We learn by doing, but we master by teaching

For the last four years, I’ve spent much of this time of year with gut-wrenching nerves. My stomach twists, and my sleep dips. All because I’m teaching three classes to postgraduate students in Digital Marketing at Vives. I talk about running better reporting meetings, designing better dashboards and finish with an extensive rundown of Google Data Studio.

I’ve got 15 years of experience; I’m passionate about it, I advocate it where-ever I work. But once that first class gets nearer, I feel like I’m an imposter. I need to run three sessions in seven days. That’s just over 10 hours that need to be filled with an overlap between what I know and what’s valuable to the students. It frightens me.
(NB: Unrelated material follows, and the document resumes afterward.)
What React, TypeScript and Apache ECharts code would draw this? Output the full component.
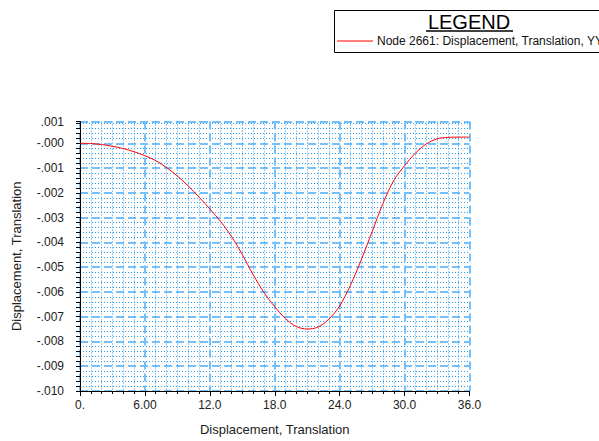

Tuesday was my last session, and I felt I needed to take stock of the experience.

Teaching is a two-way street: you learn as much as your class does.

I can’t remember the exact quote, and the internet is failing me to narrow it down. It’s been attributed to Albert Einstein, Richard Feynman and Yogi Bahujan in some form or another. Still, it boils down to: we learn by doing, but we master it by teaching. That’s why I signed on to give these classes: I want to master communicating results.
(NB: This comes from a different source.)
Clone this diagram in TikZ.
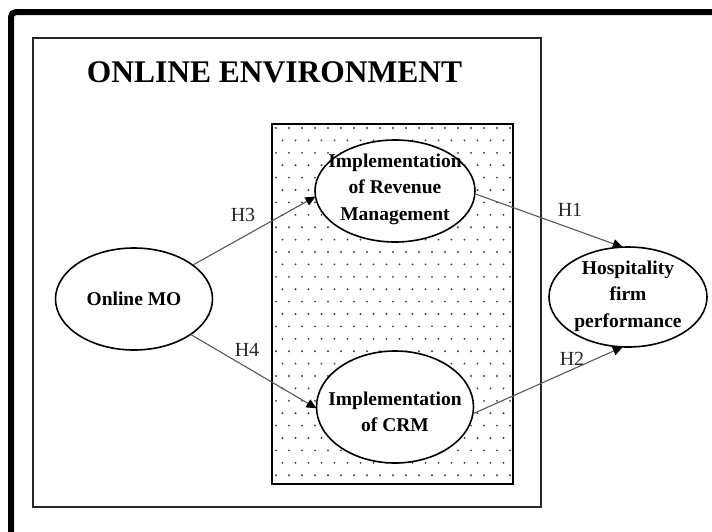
\documentclass[tikz,border=0pt]{standalone}
\usepackage{fontspec}
\setmainfont{Liberation Serif}
\usetikzlibrary{shapes.geometric,arrows.meta}
\begin{document}
\begin{tikzpicture}[x=1pt,y=-1pt,
  oval/.style={ellipse,draw=black,line width=1.6pt,fill=white,inner sep=0pt,outer sep=0pt},
  ovaltext/.style={align=center,font=\fontsize{19.5}{26.5}\selectfont\bfseries,inner sep=0pt},
  link/.style={draw=black!65,line width=1.1pt,-{Triangle[length=10pt,width=9pt,color=black]}},
  hlabel/.style={font=\fontsize{20}{22}\selectfont,text=black!85,inner sep=0pt}]
\useasboundingbox (0,0) rectangle (712,531);
\clip (0,0) rectangle (712,531);
\fill[white] (0,0) rectangle (712,531);

% heavy outer frame (top and left sides)
\draw[line width=6pt,rounded corners=5pt] (11,545) -- (11,12) -- (725,12);

% online environment box
\draw[line width=1.5pt,draw=black!85] (33,38) rectangle (541,507);
\node[font=\fontsize{31.5}{35}\selectfont\bfseries,anchor=base,inner sep=0pt] (title) at (274.5,82) {ONLINE ENVIRONMENT};

% dotted implementation area
\begin{scope}
  \clip (272,124) rectangle (513,484);
  \foreach \j in {0,...,29} {
    \foreach \i in {0,...,19} {
      \pgfmathsetmacro{\dx}{276+13*\i+6.5*mod(\j,2)}
      \pgfmathsetmacro{\dy}{128+12.4*\j}
      \fill[black!75] (\dx,\dy) circle (1.05pt);
    }
  }
\end{scope}
\draw[line width=1.8pt] (272,124) rectangle (513,484);

% constructs
\node[oval,minimum width=157pt,minimum height=102pt] (mo) at (134,299) {};
\node[ovaltext] (motxt) at (mo) {Online MO};

\node[oval,minimum width=160pt,minimum height=102pt] (rev) at (395,191) {};
\node[ovaltext] (revtxt) at (395,189) {Implementation\\of Revenue\\Management};

\node[oval,minimum width=157pt,minimum height=112pt] (crm) at (395,407) {};
\node[ovaltext] (crmtxt) at (395,412) {Implementation\\of CRM};

\node[oval,minimum width=158pt,minimum height=100pt] (hosp) at (628,297) {};
\node[ovaltext] (hosptxt) at (628,296) {Hospitality\\firm\\performance};

% hypothesised paths
\draw[link] (mo.30) -- (rev.184);
\draw[link] (mo.-32) -- (crm.181);
\draw[link] (rev.-2) -- (hosp.96);
\draw[link] (crm.-5) -- (hosp.264);

\node[hlabel] (h3) at (243,215) {H3};
\node[hlabel] (h4) at (247,350) {H4};
\node[hlabel] (h1) at (570,210) {H1};
\node[hlabel] (h2) at (572,359) {H2};
\end{tikzpicture}
\end{document}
The first time I gave this subject, I did it for five people at some obscure event, and it was a complete disaster. I tried to use the class to research things that seemed exciting but didn’t understand. I’m sorry if you were one of the five who were bored to bits listening to me trying to explain OKRs.

I got offered the chance to run a class on the same topic but expanded to three, three-hour classes. If I were a smarter man, I’d have passed, but yet here we are after four years of them. Every year the course is slightly different, adjusted for when I get blank faces staring back at me. Teaching is a two-way street: I get to find out where the holes in my thinking are.
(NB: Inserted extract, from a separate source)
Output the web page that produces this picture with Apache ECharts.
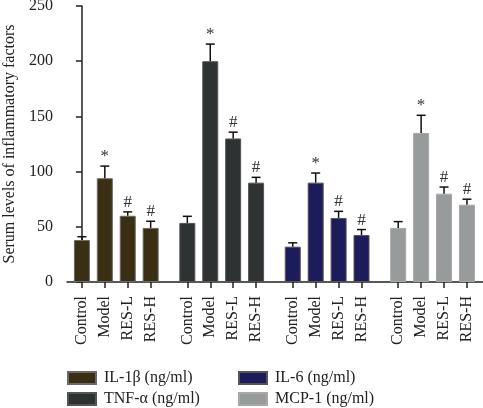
<!DOCTYPE html>
<html>
<head>
<meta charset="utf-8">
<script src="https://cdn.jsdelivr.net/npm/echarts@6/dist/echarts.min.js"></script>
<style>html,body{margin:0;padding:0;background:#fff}#c{width:483px;height:408px}</style>
</head>
<body>
<div id="c"></div>
<script>
var groupLabels = ['Control', 'Model', 'RES-L', 'RES-H'];
var seriesNames = ['IL-1β (ng/ml)', 'TNF-α (ng/ml)', 'IL-6 (ng/ml)', 'MCP-1 (ng/ml)'];
var il1b = [38, 94, 60, 49];
var tnfa = [53.5, 200, 130, 90];
var il6 = [32, 90, 58, 42.5];
var mcp1 = [49, 135, 80, 70];
var il1bErr = [3, 11, 3.5, 6];
var tnfaErr = [6, 15.5, 5.7, 4.8];
var il6Err = [3.5, 8.7, 6, 5];
var mcp1Err = [5.7, 16, 6, 5];
var marks = ['', '*', '#', '#'];
var yTicks = [0, 50, 100, 150, 200, 250];

var values = [il1b, tnfa, il6, mcp1];
var errs = [il1bErr, tnfaErr, il6Err, mcp1Err];
var colors = ['#3a2f12', '#2f3233', '#1c1c5c', '#979b9b'];
var borders = ['#6a6a6a', '#555', '#555', '#a8a8a8'];
var GROUP_STEP = 4.6;

var positions = [], posLabels = [];
for (var g = 0; g < 4; g++) {
  for (var i = 0; i < 4; i++) {
    positions.push(g * GROUP_STEP + i);
    posLabels.push(groupLabels[i]);
  }
}
function labelFor(v) {
  for (var k = 0; k < positions.length; k++) if (Math.abs(positions[k] - v) < 1e-6) return posLabels[k];
  return '';
}

var font = 'Liberation Serif';
var series = [];
for (var g = 0; g < 4; g++) {
  var data = [], edata = [];
  for (var i = 0; i < 4; i++) {
    data.push([g * GROUP_STEP + i, values[g][i]]);
    edata.push([g * GROUP_STEP + i, values[g][i], errs[g][i], marks[i]]);
  }
  series.push({
    name: seriesNames[g], type: 'bar', data: data, barWidth: 16, barGap: '-100%',
    itemStyle: { color: colors[g], borderColor: borders[g], borderWidth: 1 },
    emphasis: { disabled: true }
  });
  series.push({
    type: 'custom', data: edata, silent: true, z: 5,
    renderItem: function (params, api) {
      var x = api.value(0), v = api.value(1), e = api.value(2);
      var mk = api.value(3);
      var p0 = api.coord([x, v]);
      var p1 = api.coord([x, v + e]);
      var children = [
        { type: 'line', shape: { x1: p0[0], y1: p0[1], x2: p1[0], y2: p1[1] }, style: { stroke: '#111', lineWidth: 1.5 } },
        { type: 'line', shape: { x1: p1[0] - 4.5, y1: p1[1], x2: p1[0] + 4.5, y2: p1[1] }, style: { stroke: '#111', lineWidth: 1.5 } }
      ];
      if (mk) {
        children.push({ type: 'text', style: { text: mk, x: p1[0], y: p1[1] - 1, align: 'center', verticalAlign: 'bottom', font: '17px "' + font + '"', fill: '#333' } });
      }
      return { type: 'group', children: children };
    }
  });
}

function legendFor(k, left, top) {
  return {
    data: [seriesNames[k]], left: left, top: top, itemWidth: 28, itemHeight: 12, padding: 0,
    textStyle: { fontFamily: font, fontSize: 16, color: '#222', padding: [0, 0, 0, 3] }, selectedMode: false, icon: 'rect'
  };
}

var chart = echarts.init(document.getElementById('c'));
chart.setOption({
  animation: false,
  grid: { left: 67, right: 0, top: 6, bottom: 126, containLabel: false, outerBoundsMode: 'none' },
  xAxis: {
    type: 'value', min: -0.65, max: 17.5,
    splitLine: { show: false },
    axisLine: { show: true, lineStyle: { color: '#222', width: 1.5 } },
    axisTick: { show: true, length: 6, lineStyle: { color: '#222', width: 1.5 }, customValues: positions },
    axisLabel: { rotate: 90, margin: 14, customValues: positions, formatter: labelFor, fontFamily: font, fontSize: 16, color: '#222' }
  },
  yAxis: {
    type: 'value', min: yTicks[0], max: yTicks[yTicks.length - 1], interval: 50,
    name: 'Serum levels of inflammatory factors', nameLocation: 'middle', nameGap: 47,
    nameTextStyle: { fontFamily: font, fontSize: 16, color: '#222' },
    splitLine: { show: false },
    axisLine: { show: true, lineStyle: { color: '#222', width: 1.5 } },
    axisTick: { show: true, length: 6, lineStyle: { color: '#222', width: 1.5 } },
    axisLabel: { margin: 14, fontFamily: font, fontSize: 16, color: '#222' }
  },
  legend: [
    legendFor(0, 67, 370),
    legendFor(1, 67, 391),
    legendFor(2, 238, 370),
    legendFor(3, 238, 391)
  ],
  series: series
});
</script>
</body>
</html>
Each year I look back at what I should do differently. In my first year, I went a bit too technical, up to the point where I completely rethought the final class the day before. The second-year, I messed up the first lesson. It isn’t easy to recover during the following classes. Last year I tested my philosophy and was glad to see it survive. This year I learned that I need to imply better why it’s essential to think about meetings. I spend much time talking about it, but I wasn’t clear enough about why it’s important.

I’ve got 360-ish days to think and write about it. All to put it to the ultimate test: Can I intrigue 25 strangers for over ten hours, and can I make it stick. It’s bad for the stomach, but it’s great for the brain.